Robert Watson, an American studies professor at Lynn University in Florida, who has written extensively about first ladies, said Melania Trump's background should be a strength — she is an immigrant, now an American citizen, who speaks several languages. But that too has been made problematic by her husband's broadsides against immigrants and his desire to retreat from global cooperation.
"The first lady can be a secret weapon and … Melania could soften his image," Watson said, but instead she has chosen so far to do "the absolute minimum necessary."
Ohio University historian Katherine Jellison said that while first ladies are almost always more popular than the presidents to whom they're married, Melania Trump may be tripped up more than most by the current "'take no prisoners' political environment."
"Trump critics can point to Mrs. Trump and say she's been an enabler or she's a victim of the Stockholm syndrome," Jellison said. "I think if she did have a more upfront role, in an effort to soften his public image, she'd come in for more slings and arrows. Part of the reason she is more popular than her husband is that she is lower profile."
At the start of the year, Melania Trump announced additions to her small staff, meant to bolster her policy priorities. The state dinner Tuesday represented that team's biggest challenge so far, all the more so because it did not call in event planners for help as previous administrations have done. (Her staff did not return calls for comment.)
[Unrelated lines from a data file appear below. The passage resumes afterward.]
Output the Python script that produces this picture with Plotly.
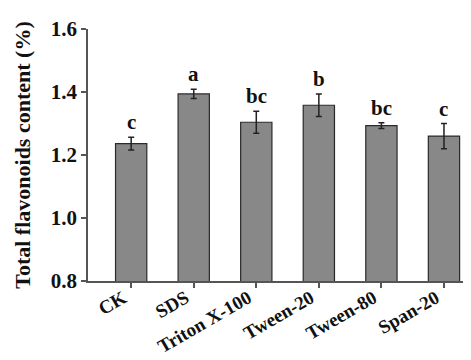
import plotly.graph_objects as go

categories = ["CK", "SDS", "Triton X-100", "Tween-20", "Tween-80", "Span-20"]
values = [1.236, 1.394, 1.304, 1.358, 1.293, 1.260]
errors = [0.020, 0.015, 0.035, 0.036, 0.009, 0.040]
letters = ["c", "a", "bc", "b", "bc", "c"]
yticks = [0.8, 1.0, 1.2, 1.4, 1.6]

FONT = "Liberation Serif"
x_idx = list(range(len(categories)))

fig = go.Figure()
fig.add_trace(go.Bar(
    x=x_idx, y=values, width=0.5,
    marker=dict(color="#888888", line=dict(color="#2a2a2a", width=1.2)),
    error_y=dict(type="data", array=errors, visible=True, color="#222222",
                 thickness=1.5, width=3),
))

for i, (v, e, t) in enumerate(zip(values, errors, letters)):
    fig.add_annotation(x=i, y=v + e, text=f"<b>{t}</b>", showarrow=False,
                       yanchor="bottom", yshift=1,
                       font=dict(family=FONT, size=21, color="#111111"))

fig.update_layout(
    width=471, height=360,
    margin=dict(l=80, r=0, t=21, b=87),
    paper_bgcolor="white", plot_bgcolor="white",
    showlegend=False,
    font=dict(family=FONT, color="#111111"),
)
fig.update_xaxes(
    range=[-0.69, 5.56], tickmode="array", tickvals=x_idx,
    ticktext=[f"<b>{c}</b>" for c in categories],
    tickangle=-30, tickfont=dict(family=FONT, size=19, color="#111111"),
    ticklabelshift=-8, ticklabelstandoff=-8,
    showline=True, linecolor="#555555", linewidth=1.5,
    ticks="outside", ticklen=5, tickcolor="#555555", tickwidth=1.5,
    showgrid=False, zeroline=False,
)
fig.update_yaxes(
    range=[0.8, 1.6], tickmode="array", tickvals=yticks,
    ticktext=[f"<b>{t:.1f}</b>" for t in yticks],
    tickfont=dict(family=FONT, size=21, color="#111111"),
    title=dict(text="<b>Total flavonoids content (%)</b>",
               font=dict(family=FONT, size=22, color="#111111"), standoff=14),
    showline=True, linecolor="#555555", linewidth=1.5,
    ticks="outside", ticklen=5, tickcolor="#555555", tickwidth=1.5,
    showgrid=False, zeroline=False,
)

fig.write_html("out.html")
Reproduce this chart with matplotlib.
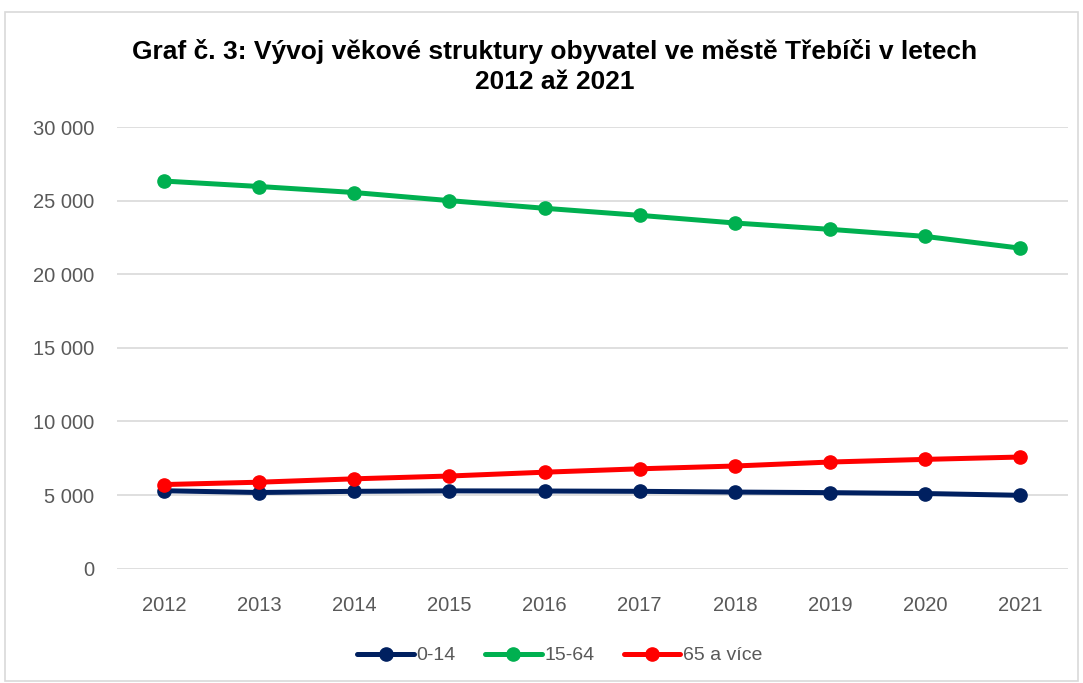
import matplotlib.pyplot as plt
from matplotlib.patches import Rectangle
from matplotlib.ticker import FuncFormatter

roky = [2012, 2013, 2014, 2015, 2016, 2017, 2018, 2019, 2020, 2021]
deti = [5290, 5170, 5250, 5280, 5270, 5250, 5200, 5160, 5100, 4980]
produktivni = [26330, 25960, 25550, 25000, 24480, 24000, 23480, 23050, 22570, 21770]
seniori = [5710, 5870, 6100, 6290, 6550, 6780, 6970, 7240, 7420, 7580]
popisky = ["0-14", "15-64", "65 a více"]
barvy = ["#002060", "#00b050", "#ff0000"]

plt.rcParams['font.family'] = ['Liberation Sans', 'DejaVu Sans']

fig = plt.figure(figsize=(10.83, 6.83), dpi=100)
fig.patches.append(Rectangle((0.005, 0.003), 0.99, 0.979, transform=fig.transFigure,
                             fill=False, edgecolor="#d9d9d9", linewidth=1.2))
ax = fig.add_axes([0.1076, 0.1675, 0.8784, 0.6465])

x = list(range(len(roky)))
for hodnoty, popisek, barva in zip([deti, produktivni, seniori], popisky, barvy):
    ax.plot(x, hodnoty, color=barva, linewidth=3.6, marker="o", markersize=9.5,
            label=popisek, solid_capstyle="round")

ax.set_xlim(-0.5, len(roky) - 0.5)
ax.set_ylim(0, 30000)
ax.set_yticks(range(0, 30001, 5000))
ax.yaxis.set_major_formatter(FuncFormatter(lambda v, p: f"{int(v):,}".replace(",", " ")))
ax.set_xticks(x)
ax.set_xticklabels([str(r) for r in roky])
ax.grid(axis="y", color="#d9d9d9", linewidth=1.2)
ax.set_axisbelow(True)
for s in ax.spines.values():
    s.set_visible(False)
ax.tick_params(length=0, labelsize=14.5, labelcolor="#595959")
ax.tick_params(axis="x", pad=20)
ax.tick_params(axis="y", pad=16)

fig.text(0.512, 0.903, "Graf č. 3: Vývoj věkové struktury obyvatel ve městě Třebíči v letech\n2012 až 2021",
         ha="center", va="center", fontsize=19, fontweight="bold", linespacing=1.3)

fig.legend(loc="center", bbox_to_anchor=(0.517, 0.04), ncol=3, frameon=False,
           fontsize=14, labelcolor="#595959", handlelength=2.9, handletextpad=0.15,
           columnspacing=1.5)

fig.savefig("out.png", dpi=100)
It's not clear if the week of activity will inspire a higher public profile or whether Melania Trump will return to the pace of her first year in office.
"I think what we see now is what to expect the remainder of his time in office," said Jellison, who has studied first ladies. "We're going to see a woman who does not want to be involved politically much, and sometimes does not want to be in the fishbowl at all."